City Mayors: Why do we have them?

26 April 2023 , categories: Democracy, Free speech, Manchester, Meetings

A discussion with Nick Buckley, mayoral candidate for Greater Manchester

On 26th April ’23 Politics in Pubs met at the Welcome Inn, Bury Old Road, M45 6TA, Manchester to discuss:

City Mayors: Why do we have them? What are they for? Are they a good idea?

The discussion was introduced by our guest speaker Nick Buckley MBE.

Nick stood as a candidate for the Greater Manchester Mayor in 2021 and plans to stand again, as an Independent Candidate, in 2024.  We were honoured that our meeting was Nick’s first public announcement of his intention to stand and we were happy for him to use us as a sounding board.

History of Greater Manchester Mayorality

When given the opportunity, the majority of people in Manchester have voted against elected mayors.

For example in 2012 Manchester voted against, although Salford voted for. In 2013 Bury voted against. Not only in Manchester, but throughout the UK results from referenda asking people if they wanted Mayors in their city, indicated that a majority did not.

Nevertheless, in 2014 George Osborne announced that Greater Manchester would have an elected Metro Mayor.  There was no referendum.  Indeed Tony Lloyd, then Greater Manchester police & crime Commissioner, was handed the role of Metro Mayor without an election in 2015.

In 2017 we had the first Mayoral election and Andy Burnham, for the Labour Party, was elected with a 63.4% majority on a 28.9% turnout.  18.3% of the the electorate voted for Andy Burnham.

The second election took place in 2021. Andy Burnham was elected with a majority of 67.3 on a 34.7% turnout. Improved figures, but 65% of the electorate did not cast a vote. Greater Manchester is made up of 10 local councils: Bolton, Bury, Manchester, Oldham, Rochdale, Salford, Tameside, Trafford and Wigan.

Why has Nick decided to stand for election?

Nick provided a critique of the concept of Mayors by pointing out that the post is often used by ambitious career politicians, not to bring about genuine improvement to an area, but rather as a stepping stone to higher office. Being independent of any political party, Nick would be in a position to provide protection to the police, who are sometimes wary of exercising power in case they are hung out to dry by party politicians looking to guard their own reputations. As Mayor Nick would “take the flack” when the police implement the law.
Nick explained his ambition to produce charters aimed at ensuring freedom of speech and addressing various issues concerning women. These charters would have no formal legal power, but would have secondary value by being endorsed by the Mayor’s office. Nick feels that all political parties are held in contempt by the majority of voters, but those that do not normally vote have the power to change our region for the better.  Nick wants to tap in to their anger, frustration, knowledge and skills – and he wants to encourage debate and allow ordinary people to reclaim democracy.

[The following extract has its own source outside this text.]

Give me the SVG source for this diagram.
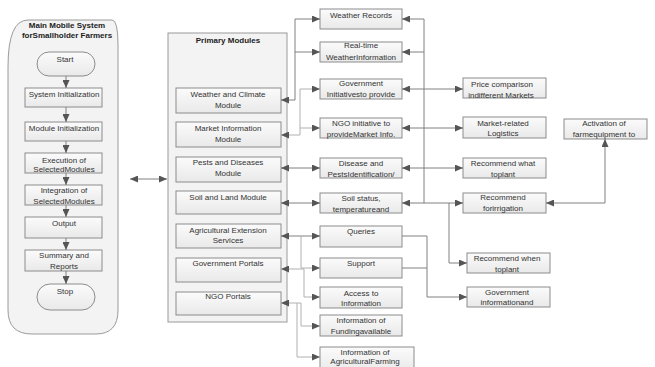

Key Messages (still in rough form)

Yes to Free Speech – creation of a Free Speech Charter

Yes to Women – definition of the word woman will be clearly stated

No to Net Zero – no to green policies that make us poorer; more debate on Net Zero

No to the Mayor – a referendum on whether we want a mayor and a mayor’s office


Nick expanded on these key issues and on other policies he would like to implement on areas such as rough sleeping and homelessness (on which Nick has a wealth of experience and expertise) and stopping waste and incompetence in local government spending.

There was general agreement that the 4 key messages would interest voters – whilst attracting condemnation and accusations of transphobia, climate denial etc. from a vocal minority.  Nick is aware of this and intends to counter by attending grass roots meetings and using social media to get his message across.  He’s hoping to receive professional help – and general help – from a range of people.  He has already had useful talks with organisations such as the Free Speech Union and Women’s Rights Groups.